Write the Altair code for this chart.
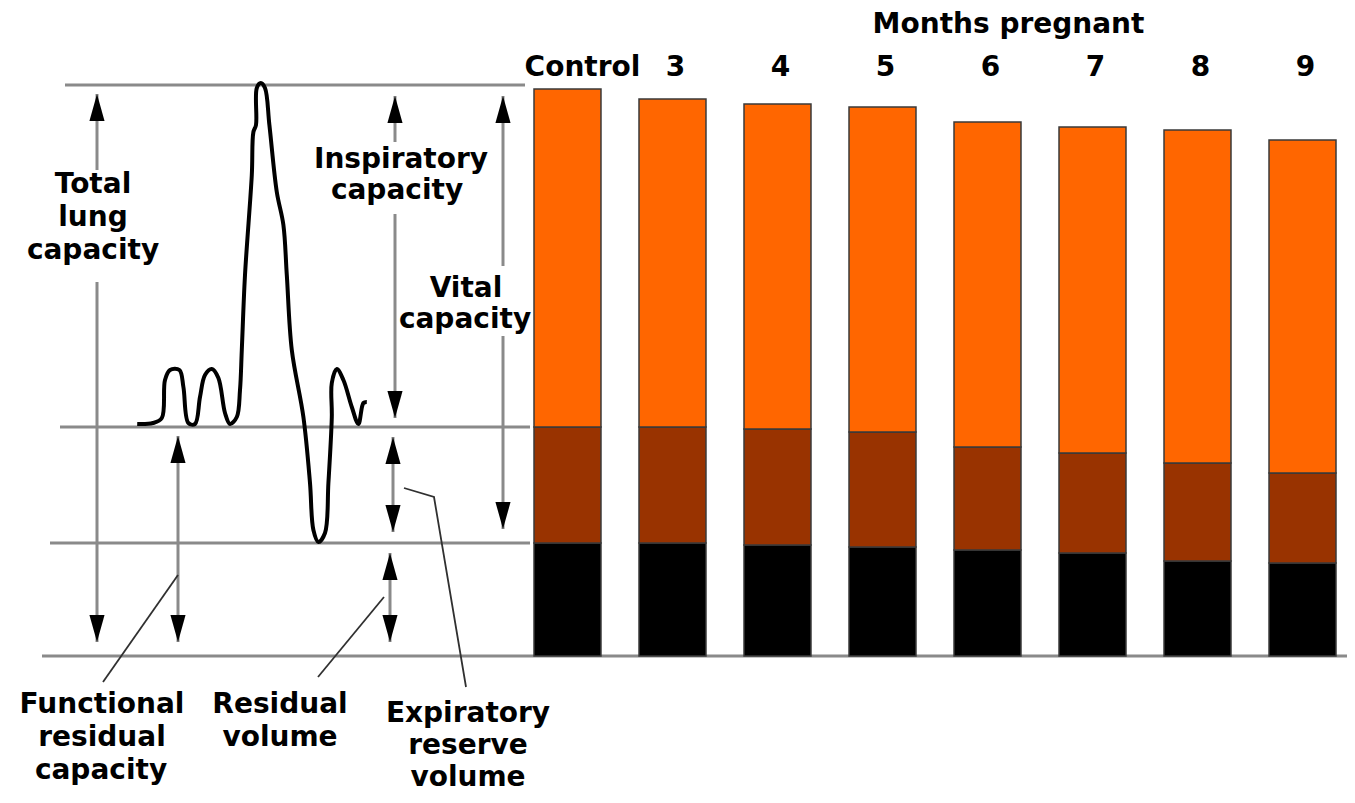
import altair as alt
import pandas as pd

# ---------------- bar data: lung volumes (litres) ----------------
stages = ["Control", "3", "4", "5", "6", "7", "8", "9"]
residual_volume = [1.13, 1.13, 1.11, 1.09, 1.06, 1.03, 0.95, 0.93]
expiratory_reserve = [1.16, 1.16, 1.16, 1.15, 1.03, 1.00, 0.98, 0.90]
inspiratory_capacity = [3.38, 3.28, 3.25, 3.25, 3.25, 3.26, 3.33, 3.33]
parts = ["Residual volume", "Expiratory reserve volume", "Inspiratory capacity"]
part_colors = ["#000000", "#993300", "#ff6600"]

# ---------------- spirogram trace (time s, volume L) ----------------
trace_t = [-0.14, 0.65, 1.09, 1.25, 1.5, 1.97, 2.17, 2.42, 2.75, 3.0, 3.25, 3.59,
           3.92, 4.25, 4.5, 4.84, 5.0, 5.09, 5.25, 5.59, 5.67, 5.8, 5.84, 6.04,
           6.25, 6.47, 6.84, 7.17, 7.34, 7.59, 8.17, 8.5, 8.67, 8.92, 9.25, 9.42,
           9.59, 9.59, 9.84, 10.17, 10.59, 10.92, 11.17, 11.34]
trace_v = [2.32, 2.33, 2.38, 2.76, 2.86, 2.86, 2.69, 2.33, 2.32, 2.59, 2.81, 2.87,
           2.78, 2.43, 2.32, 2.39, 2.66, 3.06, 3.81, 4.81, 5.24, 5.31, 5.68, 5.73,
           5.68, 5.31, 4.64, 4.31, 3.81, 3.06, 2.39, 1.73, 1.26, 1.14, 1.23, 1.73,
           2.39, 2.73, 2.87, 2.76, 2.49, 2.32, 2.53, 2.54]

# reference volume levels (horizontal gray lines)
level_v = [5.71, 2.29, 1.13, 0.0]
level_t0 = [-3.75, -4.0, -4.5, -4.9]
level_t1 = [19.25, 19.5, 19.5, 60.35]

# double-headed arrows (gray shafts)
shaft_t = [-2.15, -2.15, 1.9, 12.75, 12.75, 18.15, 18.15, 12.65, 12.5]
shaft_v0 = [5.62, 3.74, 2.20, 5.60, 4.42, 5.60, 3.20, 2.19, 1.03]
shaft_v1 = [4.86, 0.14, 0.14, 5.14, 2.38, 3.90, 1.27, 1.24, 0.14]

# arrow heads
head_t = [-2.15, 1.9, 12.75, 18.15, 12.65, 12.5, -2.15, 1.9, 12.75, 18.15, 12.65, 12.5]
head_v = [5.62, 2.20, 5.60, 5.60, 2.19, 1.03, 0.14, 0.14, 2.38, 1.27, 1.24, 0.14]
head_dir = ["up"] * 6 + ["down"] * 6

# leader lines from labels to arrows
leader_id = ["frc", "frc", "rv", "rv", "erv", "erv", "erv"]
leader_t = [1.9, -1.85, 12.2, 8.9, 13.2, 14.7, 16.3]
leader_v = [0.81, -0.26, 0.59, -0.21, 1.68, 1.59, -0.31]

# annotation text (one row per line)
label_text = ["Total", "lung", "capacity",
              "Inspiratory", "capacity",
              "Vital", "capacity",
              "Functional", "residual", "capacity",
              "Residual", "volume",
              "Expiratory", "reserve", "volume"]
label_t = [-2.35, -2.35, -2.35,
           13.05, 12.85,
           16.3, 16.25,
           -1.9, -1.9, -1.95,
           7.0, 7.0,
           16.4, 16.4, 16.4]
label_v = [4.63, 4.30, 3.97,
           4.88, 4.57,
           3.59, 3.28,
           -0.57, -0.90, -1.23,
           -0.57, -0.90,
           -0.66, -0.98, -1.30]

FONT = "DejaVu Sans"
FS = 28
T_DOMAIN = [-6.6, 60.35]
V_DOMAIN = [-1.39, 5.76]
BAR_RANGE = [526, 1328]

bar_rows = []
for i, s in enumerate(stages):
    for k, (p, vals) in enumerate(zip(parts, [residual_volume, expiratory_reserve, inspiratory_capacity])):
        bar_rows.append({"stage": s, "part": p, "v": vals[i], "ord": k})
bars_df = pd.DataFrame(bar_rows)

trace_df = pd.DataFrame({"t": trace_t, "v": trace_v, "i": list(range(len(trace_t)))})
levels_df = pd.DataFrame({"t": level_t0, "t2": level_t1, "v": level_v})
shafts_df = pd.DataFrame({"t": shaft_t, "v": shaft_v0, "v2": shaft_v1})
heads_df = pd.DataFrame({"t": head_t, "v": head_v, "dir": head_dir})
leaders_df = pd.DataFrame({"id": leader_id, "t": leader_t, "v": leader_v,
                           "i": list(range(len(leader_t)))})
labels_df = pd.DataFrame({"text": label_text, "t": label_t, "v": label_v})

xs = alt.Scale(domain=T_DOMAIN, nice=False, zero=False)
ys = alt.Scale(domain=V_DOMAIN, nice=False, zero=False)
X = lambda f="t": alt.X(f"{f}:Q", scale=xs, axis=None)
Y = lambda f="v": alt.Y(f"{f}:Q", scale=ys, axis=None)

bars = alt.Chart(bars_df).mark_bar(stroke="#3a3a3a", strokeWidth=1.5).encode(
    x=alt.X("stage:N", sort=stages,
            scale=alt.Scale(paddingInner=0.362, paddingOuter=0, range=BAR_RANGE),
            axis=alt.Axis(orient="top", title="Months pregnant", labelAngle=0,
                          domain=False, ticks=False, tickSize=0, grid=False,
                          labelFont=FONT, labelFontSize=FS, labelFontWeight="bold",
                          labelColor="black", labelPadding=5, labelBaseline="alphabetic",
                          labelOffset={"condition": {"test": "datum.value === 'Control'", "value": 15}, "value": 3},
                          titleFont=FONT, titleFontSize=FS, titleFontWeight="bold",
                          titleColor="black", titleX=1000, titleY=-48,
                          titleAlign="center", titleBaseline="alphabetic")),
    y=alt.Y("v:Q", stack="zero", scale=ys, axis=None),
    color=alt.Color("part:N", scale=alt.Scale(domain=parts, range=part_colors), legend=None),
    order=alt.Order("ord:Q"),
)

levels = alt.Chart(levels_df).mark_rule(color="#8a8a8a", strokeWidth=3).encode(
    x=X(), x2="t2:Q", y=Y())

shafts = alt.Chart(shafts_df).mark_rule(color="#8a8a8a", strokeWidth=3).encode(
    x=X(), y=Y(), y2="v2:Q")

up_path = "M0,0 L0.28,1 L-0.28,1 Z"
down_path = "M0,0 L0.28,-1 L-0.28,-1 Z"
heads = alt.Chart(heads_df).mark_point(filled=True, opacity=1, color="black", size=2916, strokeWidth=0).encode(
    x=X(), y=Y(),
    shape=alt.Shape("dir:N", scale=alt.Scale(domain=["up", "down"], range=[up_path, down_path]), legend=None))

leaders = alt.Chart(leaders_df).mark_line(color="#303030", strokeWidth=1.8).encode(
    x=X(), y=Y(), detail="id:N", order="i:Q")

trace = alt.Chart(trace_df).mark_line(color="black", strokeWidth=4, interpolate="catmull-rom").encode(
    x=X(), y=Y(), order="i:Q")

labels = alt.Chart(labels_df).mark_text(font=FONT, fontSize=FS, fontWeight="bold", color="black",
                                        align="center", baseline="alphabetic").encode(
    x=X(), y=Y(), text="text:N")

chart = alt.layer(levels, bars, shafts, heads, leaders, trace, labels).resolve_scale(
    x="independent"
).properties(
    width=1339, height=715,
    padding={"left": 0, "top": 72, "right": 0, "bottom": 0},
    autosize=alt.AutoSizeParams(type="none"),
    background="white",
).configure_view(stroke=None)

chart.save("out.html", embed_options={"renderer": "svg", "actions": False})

⁂

* What to produce *
Restate the full listing verbatim and drop every picture.

* Written solution *
Write the Altair code for this chart.
import altair as alt
import pandas as pd

# ---------------- bar data: lung volumes (litres) ----------------
stages = ["Control", "3", "4", "5", "6", "7", "8", "9"]
residual_volume = [1.13, 1.13, 1.11, 1.09, 1.06, 1.03, 0.95, 0.93]
expiratory_reserve = [1.16, 1.16, 1.16, 1.15, 1.03, 1.00, 0.98, 0.90]
inspiratory_capacity = [3.38, 3.28, 3.25, 3.25, 3.25, 3.26, 3.33, 3.33]
parts = ["Residual volume", "Expiratory reserve volume", "Inspiratory capacity"]
part_colors = ["#000000", "#993300", "#ff6600"]

# ---------------- spirogram trace (time s, volume L) ----------------
trace_t = [-0.14, 0.65, 1.09, 1.25, 1.5, 1.97, 2.17, 2.42, 2.75, 3.0, 3.25, 3.59,
           3.92, 4.25, 4.5, 4.84, 5.0, 5.09, 5.25, 5.59, 5.67, 5.8, 5.84, 6.04,
           6.25, 6.47, 6.84, 7.17, 7.34, 7.59, 8.17, 8.5, 8.67, 8.92, 9.25, 9.42,
           9.59, 9.59, 9.84, 10.17, 10.59, 10.92, 11.17, 11.34]
trace_v = [2.32, 2.33, 2.38, 2.76, 2.86, 2.86, 2.69, 2.33, 2.32, 2.59, 2.81, 2.87,
           2.78, 2.43, 2.32, 2.39, 2.66, 3.06, 3.81, 4.81, 5.24, 5.31, 5.68, 5.73,
           5.68, 5.31, 4.64, 4.31, 3.81, 3.06, 2.39, 1.73, 1.26, 1.14, 1.23, 1.73,
           2.39, 2.73, 2.87, 2.76, 2.49, 2.32, 2.53, 2.54]

# reference volume levels (horizontal gray lines)
level_v = [5.71, 2.29, 1.13, 0.0]
level_t0 = [-3.75, -4.0, -4.5, -4.9]
level_t1 = [19.25, 19.5, 19.5, 60.35]

# double-headed arrows (gray shafts)
shaft_t = [-2.15, -2.15, 1.9, 12.75, 12.75, 18.15, 18.15, 12.65, 12.5]
shaft_v0 = [5.62, 3.74, 2.20, 5.60, 4.42, 5.60, 3.20, 2.19, 1.03]
shaft_v1 = [4.86, 0.14, 0.14, 5.14, 2.38, 3.90, 1.27, 1.24, 0.14]

# arrow heads
head_t = [-2.15, 1.9, 12.75, 18.15, 12.65, 12.5, -2.15, 1.9, 12.75, 18.15, 12.65, 12.5]
head_v = [5.62, 2.20, 5.60, 5.60, 2.19, 1.03, 0.14, 0.14, 2.38, 1.27, 1.24, 0.14]
head_dir = ["up"] * 6 + ["down"] * 6

# leader lines from labels to arrows
leader_id = ["frc", "frc", "rv", "rv", "erv", "erv", "erv"]
leader_t = [1.9, -1.85, 12.2, 8.9, 13.2, 14.7, 16.3]
leader_v = [0.81, -0.26, 0.59, -0.21, 1.68, 1.59, -0.31]

# annotation text (one row per line)
label_text = ["Total", "lung", "capacity",
              "Inspiratory", "capacity",
              "Vital", "capacity",
              "Functional", "residual", "capacity",
              "Residual", "volume",
              "Expiratory", "reserve", "volume"]
label_t = [-2.35, -2.35, -2.35,
           13.05, 12.85,
           16.3, 16.25,
           -1.9, -1.9, -1.95,
           7.0, 7.0,
           16.4, 16.4, 16.4]
label_v = [4.63, 4.30, 3.97,
           4.88, 4.57,
           3.59, 3.28,
           -0.57, -0.90, -1.23,
           -0.57, -0.90,
           -0.66, -0.98, -1.30]

FONT = "DejaVu Sans"
FS = 28
T_DOMAIN = [-6.6, 60.35]
V_DOMAIN = [-1.39, 5.76]
BAR_RANGE = [526, 1328]

bar_rows = []
for i, s in enumerate(stages):
    for k, (p, vals) in enumerate(zip(parts, [residual_volume, expiratory_reserve, inspiratory_capacity])):
        bar_rows.append({"stage": s, "part": p, "v": vals[i], "ord": k})
bars_df = pd.DataFrame(bar_rows)

trace_df = pd.DataFrame({"t": trace_t, "v": trace_v, "i": list(range(len(trace_t)))})
levels_df = pd.DataFrame({"t": level_t0, "t2": level_t1, "v": level_v})
shafts_df = pd.DataFrame({"t": shaft_t, "v": shaft_v0, "v2": shaft_v1})
heads_df = pd.DataFrame({"t": head_t, "v": head_v, "dir": head_dir})
leaders_df = pd.DataFrame({"id": leader_id, "t": leader_t, "v": leader_v,
                           "i": list(range(len(leader_t)))})
labels_df = pd.DataFrame({"text": label_text, "t": label_t, "v": label_v})

xs = alt.Scale(domain=T_DOMAIN, nice=False, zero=False)
ys = alt.Scale(domain=V_DOMAIN, nice=False, zero=False)
X = lambda f="t": alt.X(f"{f}:Q", scale=xs, axis=None)
Y = lambda f="v": alt.Y(f"{f}:Q", scale=ys, axis=None)

bars = alt.Chart(bars_df).mark_bar(stroke="#3a3a3a", strokeWidth=1.5).encode(
    x=alt.X("stage:N", sort=stages,
            scale=alt.Scale(paddingInner=0.362, paddingOuter=0, range=BAR_RANGE),
            axis=alt.Axis(orient="top", title="Months pregnant", labelAngle=0,
                          domain=False, ticks=False, tickSize=0, grid=False,
                          labelFont=FONT, labelFontSize=FS, labelFontWeight="bold",
                          labelColor="black", labelPadding=5, labelBaseline="alphabetic",
                          labelOffset={"condition": {"test": "datum.value === 'Control'", "value": 15}, "value": 3},
                          titleFont=FONT, titleFontSize=FS, titleFontWeight="bold",
                          titleColor="black", titleX=1000, titleY=-48,
                          titleAlign="center", titleBaseline="alphabetic")),
    y=alt.Y("v:Q", stack="zero", scale=ys, axis=None),
    color=alt.Color("part:N", scale=alt.Scale(domain=parts, range=part_colors), legend=None),
    order=alt.Order("ord:Q"),
)

levels = alt.Chart(levels_df).mark_rule(color="#8a8a8a", strokeWidth=3).encode(
    x=X(), x2="t2:Q", y=Y())

shafts = alt.Chart(shafts_df).mark_rule(color="#8a8a8a", strokeWidth=3).encode(
    x=X(), y=Y(), y2="v2:Q")

up_path = "M0,0 L0.28,1 L-0.28,1 Z"
down_path = "M0,0 L0.28,-1 L-0.28,-1 Z"
heads = alt.Chart(heads_df).mark_point(filled=True, opacity=1, color="black", size=2916, strokeWidth=0).encode(
    x=X(), y=Y(),
    shape=alt.Shape("dir:N", scale=alt.Scale(domain=["up", "down"], range=[up_path, down_path]), legend=None))

leaders = alt.Chart(leaders_df).mark_line(color="#303030", strokeWidth=1.8).encode(
    x=X(), y=Y(), detail="id:N", order="i:Q")

trace = alt.Chart(trace_df).mark_line(color="black", strokeWidth=4, interpolate="catmull-rom").encode(
    x=X(), y=Y(), order="i:Q")

labels = alt.Chart(labels_df).mark_text(font=FONT, fontSize=FS, fontWeight="bold", color="black",
                                        align="center", baseline="alphabetic").encode(
    x=X(), y=Y(), text="text:N")

chart = alt.layer(levels, bars, shafts, heads, leaders, trace, labels).resolve_scale(
    x="independent"
).properties(
    width=1339, height=715,
    padding={"left": 0, "top": 72, "right": 0, "bottom": 0},
    autosize=alt.AutoSizeParams(type="none"),
    background="white",
).configure_view(stroke=None)

chart.save("out.html", embed_options={"renderer": "svg", "actions": False})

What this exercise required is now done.